The torture Brownrigg inflicted on her parish apprentice girls was considered shocking even by eighteenth-century standards. Parish apprentices, orphans let out from the workhouse to earn their keep, were the most vulnerable section of society, with no one to protect their interests or fight for their cause. These girls had no recourse when their mistress turned on them; their deaths had a tragic inevitability which brought the predicament of other parish apprentices to the attention of the public, and were influential in changing the way they were treated by society and the government.

It appears from the sessions paper, which was published this morning, and contains the whole trial of James, Elizabeth and John Brownrigg, for the murder of Mary Clifford, that the deceased at the time of her death was about fifteen years old; that while she was on liking she had a bed to lie on, and was well used; but that afterwards she lay on the boards in the parlour and passage, and often in the cellar without any covering; that the deceased having one night broke open the cupboard for victuals, her mistress made her strip herself naked, and go to washing, during which she frequently beat her with a stump of a riding whip; that she afterwards used to be tied up naked to a water pipe in the kitchen, at other times to a hook and at other times fastened by a jack chain1 round her neck to the yard door; that they [Mary Clifford and Mary Mitchell] were several times lock’d up under the stairs from Saturday night to Sunday night, while the family were at Islington, and were allowed only a bit of bread; that the deceased, the last time she was whipped, went naked all the rest of the day, and that she was frequently charged by her mistress not to put on her cloaths. The apprentice John Benham never saw the deceased beaten till two months after he was bound, and then not at the times she was tied up and stripped; but had often seen her cap bloody. Mary Mitchell the surviving apprentice saw the deceased beat by her master with a hearth broom once, but the apprentice never saw him strike her, and has seen him push her out of the room when she was going to be beat by her mistress. A few days before the last whipping the deceased fell down stairs with a saucepan and hurt herself; but the wounds of the last whipping appearing to be the cause of her death, Elizabeth Brownrigg was found guilty, and the other two prisoners were acquitted. The latter were detained to be tried for assaulting Mary Mitchell.

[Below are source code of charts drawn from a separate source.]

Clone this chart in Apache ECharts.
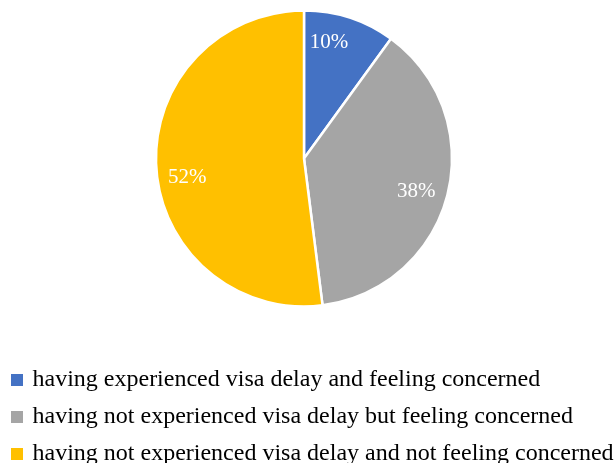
<!DOCTYPE html>
<html>
<head>
<meta charset="utf-8">
<title>Visa delay concern</title>
<script src="https://cdn.jsdelivr.net/npm/echarts@6/dist/echarts.min.js"></script>
<style>
  html, body { margin: 0; padding: 0; background: #fff; }
  #chart { width: 616px; height: 463px; }
</style>
</head>
<body>
<div id="chart"></div>
<script>
// Survey groups and their shares (percent)
const categories = [
  'having experienced visa delay and feeling concerned',
  'having not experienced visa delay but feeling concerned',
  'having not experienced visa delay and not feeling concerned'
];
const shares = [10, 38, 52];

// Slice colours and small label nudges (px) for readability
const sliceColors = ['#4472C4', '#A5A5A5', '#FFC000'];
const labelNudges = [[-12, -2], [-4, 3], [3, 11]];

const FONT = '"Liberation Serif", "Times New Roman", serif';
const CENTER = [304, 158.5];

const pieData = categories.map((name, i) => ({
  name,
  value: shares[i],
  itemStyle: { color: sliceColors[i] }
}));

const labelData = categories.map((name, i) => ({
  name,
  value: shares[i],
  label: { offset: labelNudges[i] }
}));

const chart = echarts.init(document.getElementById('chart'), null, { renderer: 'canvas' });
chart.setOption({
  backgroundColor: '#ffffff',
  animation: false,
  legend: {
    orient: 'vertical',
    left: 9,
    top: 368,
    height: 140,
    padding: 0,
    itemWidth: 14,
    itemHeight: 14,
    itemGap: 13,
    icon: 'rect',
    data: categories,
    textStyle: {
      fontFamily: FONT,
      fontSize: 24,
      lineHeight: 24,
      color: '#000000',
      padding: [0, 0, 0, 3.5]
    }
  },
  series: [
    {
      type: 'pie',
      center: CENTER,
      radius: 148,
      startAngle: 90,
      clockwise: true,
      data: pieData,
      itemStyle: { borderColor: '#ffffff', borderWidth: 2.5 },
      label: { show: false },
      labelLine: { show: false },
      emphasis: { disabled: true }
    },
    {
      // ring used only to place the percentage labels
      type: 'pie',
      center: CENTER,
      radius: [87, 147],
      startAngle: 90,
      clockwise: true,
      silent: true,
      data: labelData,
      itemStyle: { color: 'rgba(0,0,0,0)' },
      label: {
        show: true,
        position: 'inside',
        formatter: '{c}%',
        fontFamily: FONT,
        fontSize: 21,
        color: '#ffffff'
      },
      labelLine: { show: false },
      emphasis: { disabled: true }
    }
  ]
});
</script>
</body>
</html>
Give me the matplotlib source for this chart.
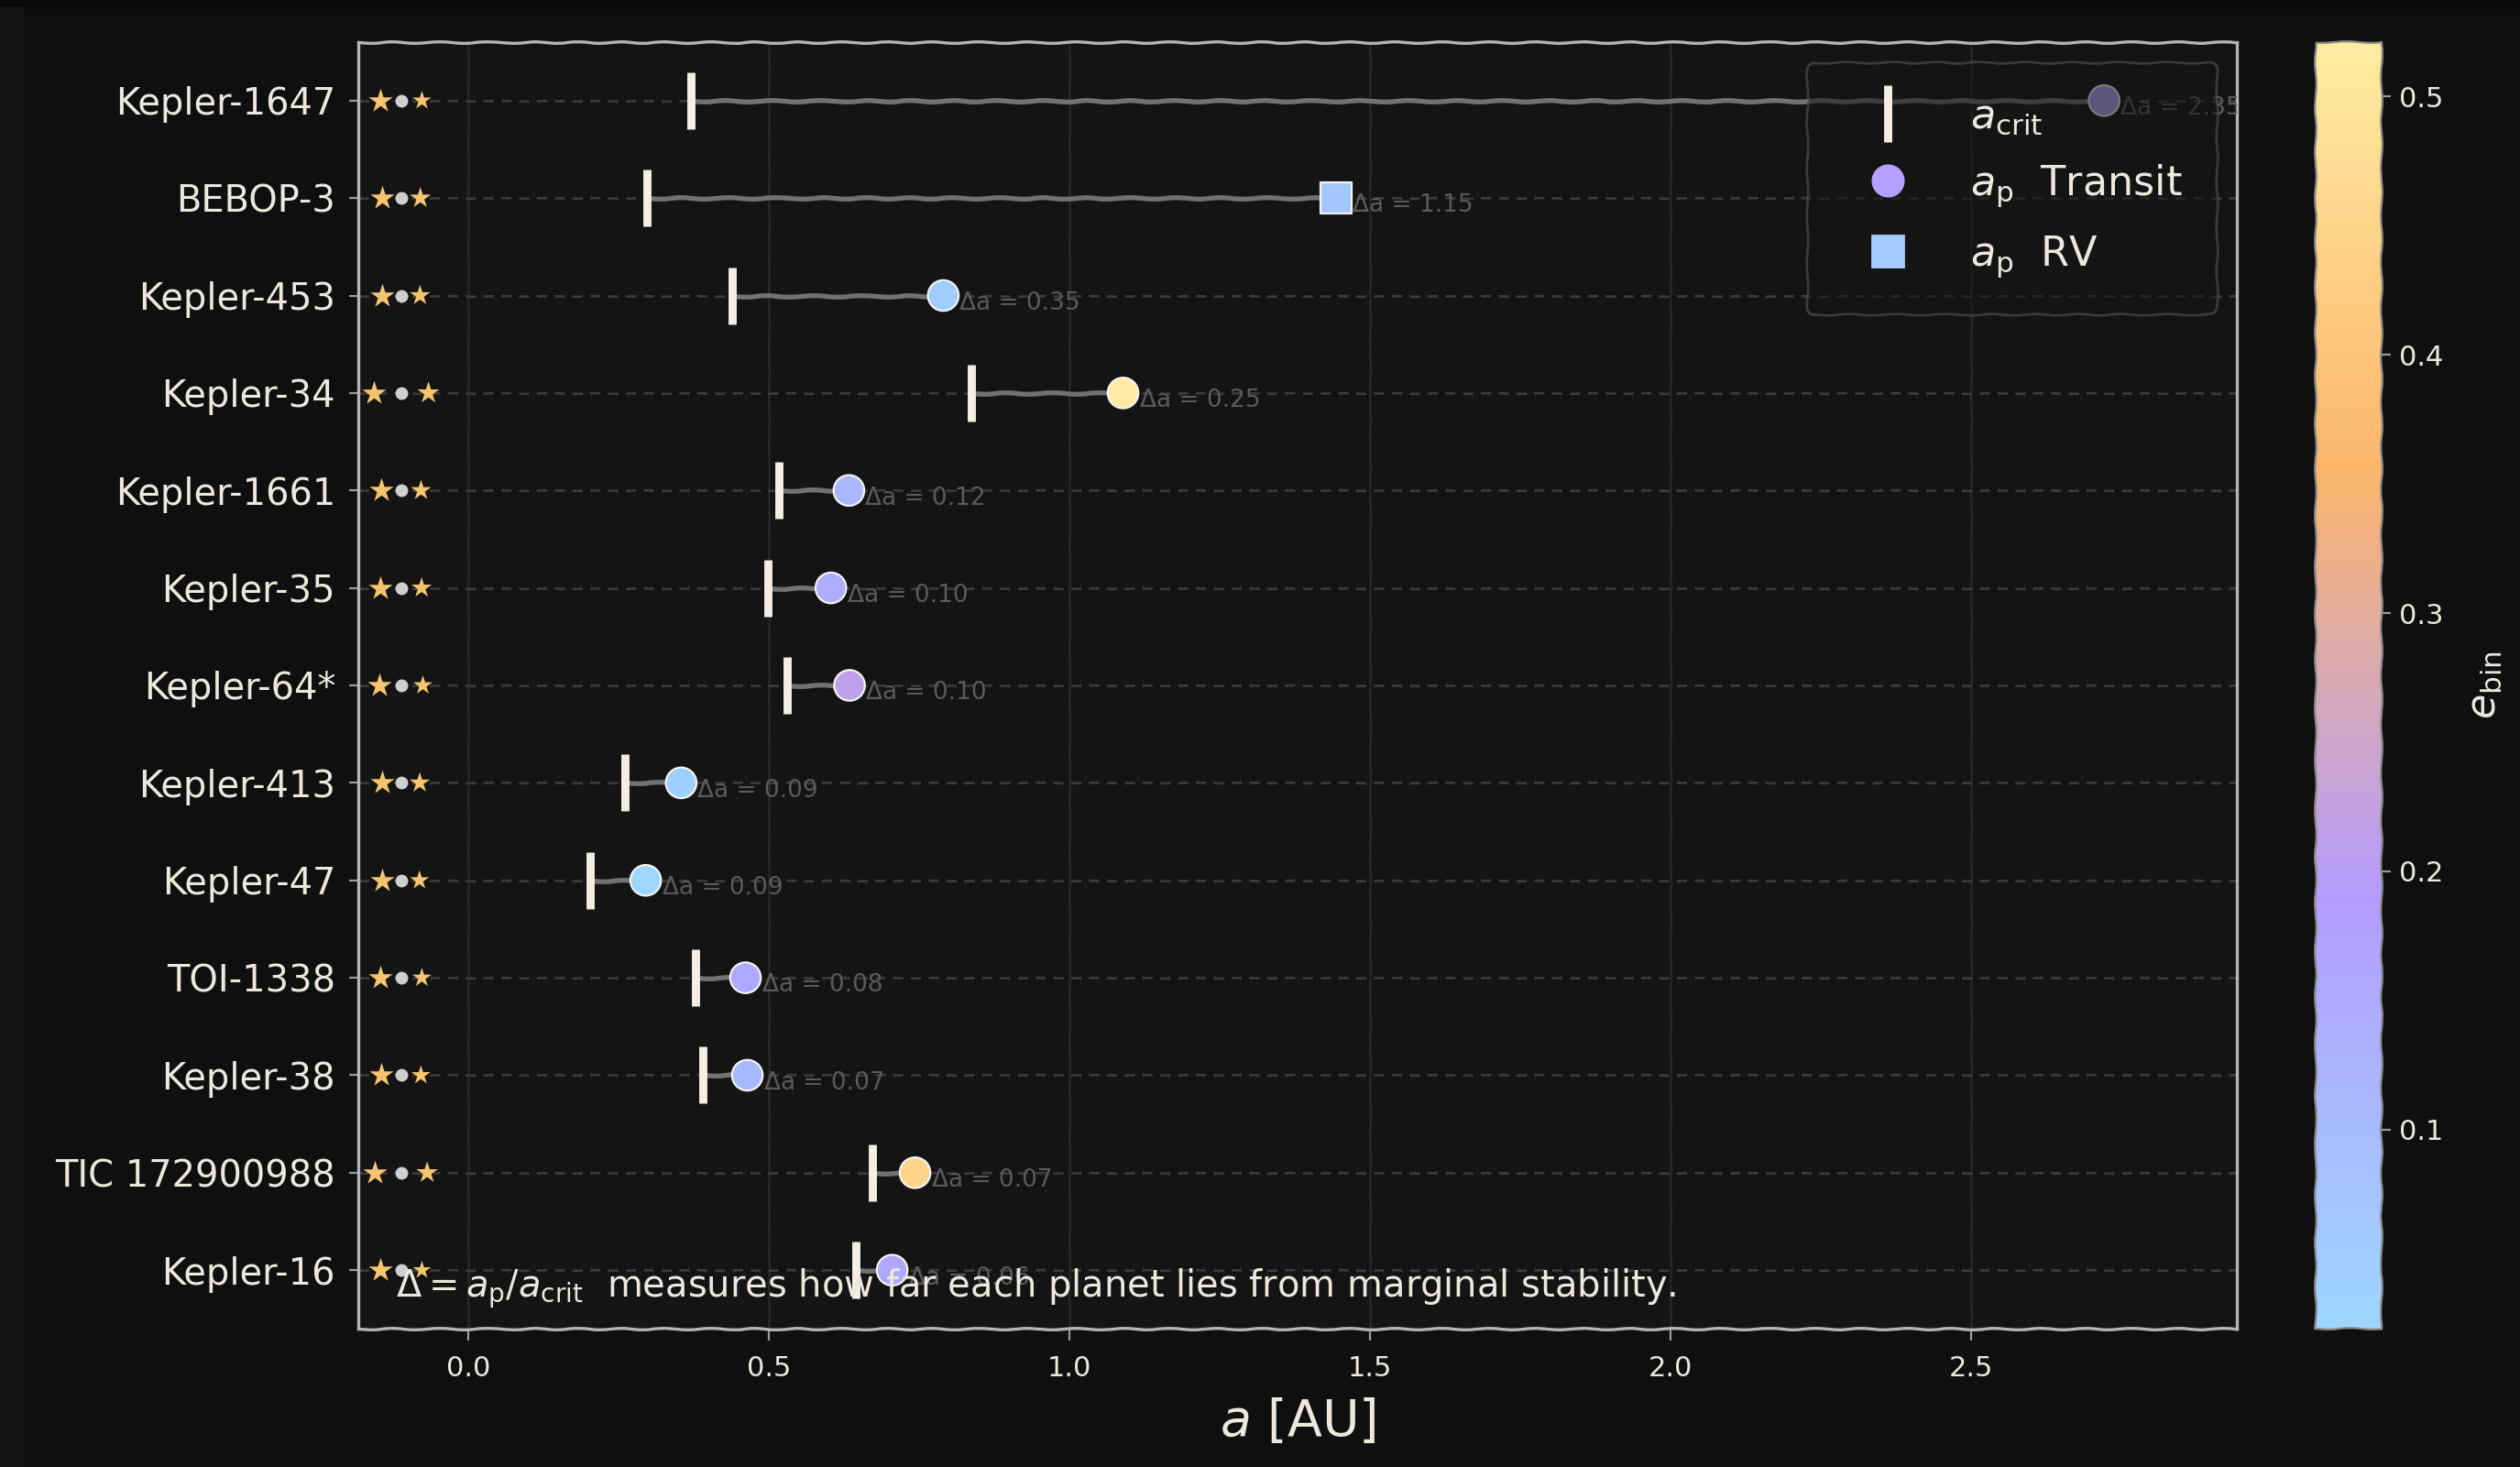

To this account of the trial, it may not be improper to add, that the morning before Mrs Brownrigg’s execution, she seemed resigned and joined in prayer. Afterwards she, together with her husband and son, received the Holy Sacrament in the chapel. After which she prayed with great fervency, crying ‘Lord deliver me from blood-guiltiness. I have nothing to plead or recommend me to thee but my misery; but thy beloved Son died for sinners, therefore on his merits I rely and depend for pardon.’ She was now quite resigned, and prayed with her husband and son upwards of two hours, when she took leave of them, which exhibited a scene too affecting to be described, and which drew tears from all present. On her husband’s assuring her that he would take care to maintain their two younger children, when he should be released from confinement, she begged him to seek a release from the prison of sin; and as for her children, God was all-sufficient, and hoped he would not suffer them to be used as she had treated the unhappy girls put under her care. Her son fell on his knees, and begged his mother’s blessing: on which she fell on his face and kissed him, while her husband fell on his knees on the other side, praying to God to have mercy on her soul. Which occasioned her to say, ‘Dear James, I beg that God, for Christ’s sake, will be reconciled, and that he will not leave nor forsake me in the hour of death, and in the day of judgment.’ She took her last farewel of them, and was soon after carried to the place of execution. At Tyburn she composedly assisted in prayer; and desired the Ordinary to acquaint the spectators, that she acknowledged her guilt, and the justice of the sentence. And her last words were, ‘Lord Jesus, receive my spirit.’

She repeatedly, before her death, declared her husband innocent of ill-treating the girls, and that the son never did so, but by her order.